Most popular failure reasons#

Furthermore, we search for the three most observed reasons for failure. These might be either error messages, or in case the result is only failed: this indicated that the tests were not passed, presumably because the tested function did not return the right result.

# Step 1: Group the DataFrame by 'model' and get the value counts of 'result'
model_result_count = df.groupby('model')['result'].value_counts()

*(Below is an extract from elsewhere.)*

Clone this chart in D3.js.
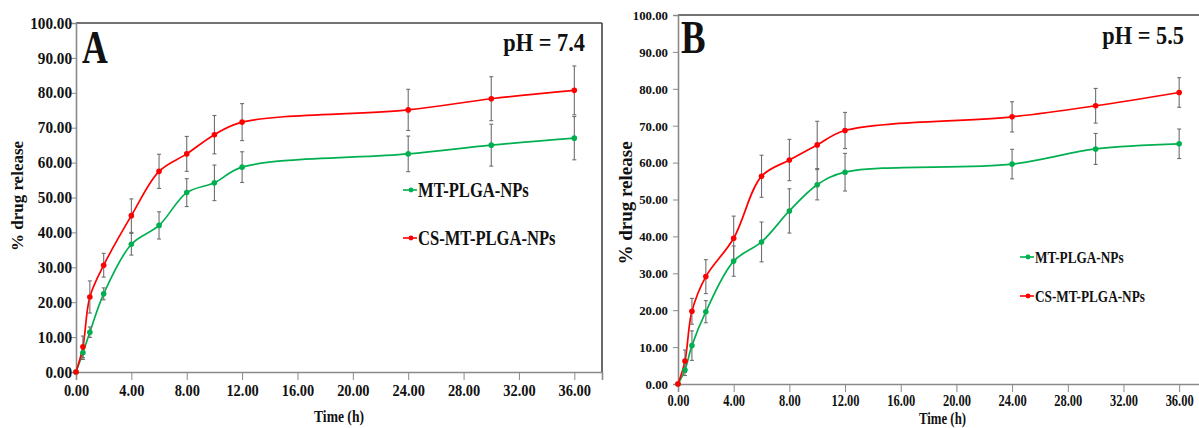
<html>
<head>
<meta charset="utf-8">
<script src="https://cdnjs.cloudflare.com/ajax/libs/d3/7.8.5/d3.min.js"></script>
<style>
  * { margin: 0; padding: 0; }
  body { background: #fff; width: 1199px; height: 428px; overflow: hidden; }
  svg text { font-family: "Liberation Serif", "Times New Roman", serif; font-weight: bold; fill: #111; }
</style>
</head>
<body>
<svg id="viz" width="1199" height="428"></svg>
<script>
// time points (h)
var timeH = [0, 0.5, 1, 2, 4, 6, 8, 10, 12, 24, 30, 36];
var xTicks = [0, 4, 8, 12, 16, 20, 24, 28, 32, 36];
var yTicks = [0, 10, 20, 30, 40, 50, 60, 70, 80, 90, 100];
var seriesNames = ["MT-PLGA-NPs", "CS-MT-PLGA-NPs"];

// panel A, pH 7.4
var mtA    = [0, 5.5, 11.4, 22.4, 36.6, 42.0, 51.4, 54.2, 58.7, 62.5, 65.0, 67.0];
var mtAErr = [0, 1.9, 1.5, 1.7, 3.1, 3.9, 4.0, 5.1, 4.4, 5.1, 6.0, 6.2];
var csA    = [0, 7.2, 21.5, 30.6, 44.8, 57.5, 62.5, 68.0, 71.6, 75.1, 78.3, 80.7];
var csAErr = [0, 3.1, 4.6, 3.4, 4.8, 4.9, 5.0, 5.5, 5.3, 5.9, 6.3, 7.0];

// panel B, pH 5.5
var mtB    = [0, 3.8, 10.4, 19.6, 33.3, 38.5, 46.9, 54.0, 57.4, 59.6, 63.7, 65.1];
var mtBErr = [0, 1.5, 4.0, 3.0, 4.1, 5.4, 6.0, 4.1, 5.1, 4.0, 4.2, 4.0];
var csB    = [0, 6.2, 19.7, 29.1, 39.5, 56.3, 60.7, 64.8, 68.7, 72.4, 75.4, 79.0];
var csBErr = [0, 3.0, 3.5, 4.6, 6.0, 5.7, 5.6, 6.4, 4.9, 4.1, 4.7, 4.0];

var colors = ["#00b050", "#ff0000"];
var fmt = d3.format(".2f");
var svg = d3.select("#viz");

// text placed with translate + horizontal squeeze (the source fonts are condensed)
function label(g, txt, x, y, size, k, anchor) {
    return g.append("text")
        .attr("transform", "translate(" + x + "," + y + ") scale(" + k + ",1)")
        .attr("text-anchor", anchor || "start")
        .style("font-size", size + "px")
        .text(txt);
}

function drawPanel(p) {
    var g = svg.append("g");
    var x = d3.scaleLinear().domain([0, 38]).range([p.left, p.right]);
    var y = d3.scaleLinear().domain([0, 100]).range([p.bottom, p.top]);

    // frame: top (and right for A)
    g.append("line").attr("x1", p.left).attr("x2", p.right)
        .attr("y1", p.top).attr("y2", p.top)
        .attr("stroke", "#444").attr("stroke-width", 1.6);
    if (p.rightBorder) {
        g.append("line").attr("x1", p.right).attr("x2", p.right)
            .attr("y1", p.top).attr("y2", p.bottom)
            .attr("stroke", "#444").attr("stroke-width", 1.6);
    }

    // y axis
    var ya = g.append("g").attr("transform", "translate(" + p.left + ",0)")
        .call(d3.axisLeft(y).tickValues(yTicks).tickFormat(fmt).tickSizeOuter(0).tickSize(5));
    ya.select(".domain").attr("stroke", "#8a8a8a").attr("stroke-width", 1.6);
    ya.selectAll(".tick line").attr("stroke", "#8a8a8a");
    ya.selectAll(".tick text")
        .attr("x", -p.yPad / p.yK)
        .attr("transform", "scale(" + p.yK + ",1)")
        .style("font-size", p.yFont + "px")
        .style("font-family", "'Liberation Serif', serif").style("font-weight", "bold").attr("fill", "#111");

    // x axis
    var xa = g.append("g").attr("transform", "translate(0," + p.bottom + ")")
        .call(d3.axisBottom(x).tickValues(xTicks).tickFormat(fmt).tickSizeOuter(0).tickSize(8));
    xa.select(".domain").attr("stroke", "#8a8a8a").attr("stroke-width", 1.6);
    xa.selectAll(".tick line").attr("stroke", "#8a8a8a");
    xa.selectAll(".tick text")
        .attr("y", p.xPad)
        .attr("transform", "scale(" + p.xK + ",1)")
        .style("font-size", p.xFont + "px")
        .style("font-family", "'Liberation Serif', serif").style("font-weight", "bold").attr("fill", "#111");

    // axis titles
    label(g, "Time (h)", (x(0) + x(38)) / 2, p.timeY, p.timeFont, p.timeK, "middle");
    g.append("text")
        .attr("transform", "translate(" + p.yTitleX + "," + p.yTitleY + ") rotate(-90)")
        .attr("text-anchor", "middle")
        .style("font-size", p.yTitleFont + "px")
        .text("% drug release");

    // panel letter and pH
    label(g, p.letter, p.letterX, p.letterY, p.letterFont, p.letterK);
    label(g, p.ph, p.phX, p.phY, 26, p.phK, "end");

    var line = d3.line()
        .x(function (d) { return x(d[0]); })
        .y(function (d) { return y(d[1]); })
        .curve(d3.curveCatmullRom.alpha(0.5));

    p.series.forEach(function (s, i) {
        var pts = timeH.map(function (t, j) { return [t, s.vals[j], s.err[j]]; });
        g.append("path").attr("d", line(pts))
            .attr("fill", "none").attr("stroke", colors[i]).attr("stroke-width", 1.7);
    });

    // error bars then markers
    p.series.forEach(function (s, i) {
        var pts = timeH.map(function (t, j) { return [t, s.vals[j], s.err[j]]; })
            .filter(function (d) { return d[2] > 0; });
        var eb = g.append("g").attr("stroke", "#6e6e6e").attr("stroke-width", 1.1);
        eb.selectAll(".v").data(pts).enter().append("line")
            .attr("x1", function (d) { return x(d[0]); }).attr("x2", function (d) { return x(d[0]); })
            .attr("y1", function (d) { return y(d[1] - d[2]); }).attr("y2", function (d) { return y(d[1] + d[2]); });
        [-1, 1].forEach(function (sgn) {
            eb.selectAll(".c" + sgn).data(pts).enter().append("line")
                .attr("x1", function (d) { return x(d[0]) - 2; }).attr("x2", function (d) { return x(d[0]) + 2; })
                .attr("y1", function (d) { return y(d[1] + sgn * d[2]); })
                .attr("y2", function (d) { return y(d[1] + sgn * d[2]); });
        });
    });
    p.series.forEach(function (s, i) {
        g.selectAll(".m" + i).data(timeH).enter().append("circle")
            .attr("cx", function (t) { return x(t); })
            .attr("cy", function (t, j) { return y(s.vals[j]); })
            .attr("r", 2.8).attr("fill", colors[i]);
    });

    // legend
    seriesNames.forEach(function (name, i) {
        var ly = p.legY[i];
        g.append("line").attr("x1", p.legX - 15).attr("x2", p.legX - 1)
            .attr("y1", ly).attr("y2", ly).attr("stroke", colors[i]).attr("stroke-width", 1.6);
        g.append("circle").attr("cx", p.legX - 7).attr("cy", ly).attr("r", 2.4).attr("fill", colors[i]);
        label(g, name, p.legX, ly + p.legFont * 0.33, p.legFont, p.legK);
    });
}

drawPanel({
    left: 76, right: 602, top: 23, bottom: 372, rightBorder: true,
    yFont: 16, yK: 0.95, yPad: 4, xFont: 16, xK: 0.9, xPad: 13,
    timeY: 422, timeFont: 17, timeK: 0.8,
    yTitleX: 23, yTitleY: 196, yTitleFont: 17,
    letter: "A", letterX: 82, letterY: 63, letterFont: 47, letterK: 0.76,
    ph: "pH = 7.4", phX: 585, phY: 51, phK: 0.86,
    legX: 418, legY: [190, 238], legFont: 21, legK: 0.79,
    series: [{ vals: mtA, err: mtAErr }, { vals: csA, err: csAErr }]
});

drawPanel({
    left: 678, right: 1207, top: 15, bottom: 384, rightBorder: false,
    yFont: 13.5, yK: 0.95, yPad: 10, xFont: 16, xK: 0.78, xPad: 11,
    timeY: 424, timeFont: 16, timeK: 0.8,
    yTitleX: 632, yTitleY: 203, yTitleFont: 19,
    letter: "B", letterX: 681, letterY: 53, letterFont: 46, letterK: 0.8,
    ph: "pH = 5.5", phX: 1184, phY: 44, phK: 0.86,
    legX: 1035, legY: [257, 296], legFont: 17, legK: 0.78,
    series: [{ vals: mtB, err: mtBErr }, { vals: csB, err: csBErr }]
});
</script>
</body>
</html>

# Step 2: Create an empty DataFrame to store the results
model_top_results = []

# Step 3: Loop through each group to get the three most common results per model
for model, counts in model_result_count.groupby(level=0):
    # Get the top three results (note: nlargest returns the results)
    top_three = counts.nlargest(3)
    # Prepare data to append to the DataFrame
    data = {
        'Model': model,
        'Top1 Result': top_three.index.get_level_values(1)[0],
        'Top1 Count': top_three.iloc[0],
        'Top2 Result': top_three.index.get_level_values(1)[1] if len(top_three) > 1 else None,
        'Top2 Count': top_three.iloc[1] if len(top_three) > 1 else None,
        'Top3 Result': top_three.index.get_level_values(1)[2] if len(top_three) > 2 else None,
        'Top3 Count': top_three.iloc[2] if len(top_three) > 2 else None
    }
    # Append data
    model_top_results.append(data)

# Display the resulting DataFrame
most_common_errors = pd.DataFrame(model_top_results)
most_common_errors

	Model	Top1 Result	Top1 Count	Top2 Result	Top2 Count	Top3 Result	Top3 Count
0	claude-3-5-sonnet-20240620	failed:	149	failed: 'list' object has no attribute 'shape'	20	failed: OpenCV(4.9.0) D:\a\opencv-python\openc...	10
1	gemini-1.5-flash-001	failed:	166	failed: OpenCV(4.9.0) d:\a\opencv-python\openc...	37	failed: name 'np' is not defined	29
2	gpt-4o-2024-05-13	failed:	146	failed: 'list' object has no attribute 'shape'	21	failed: OpenCV(4.9.0) d:\a\opencv-python\openc...	12

Exercise#

Determine which LLM had the most tests passing.

Determine how often the LLMs produce code with missing import statements.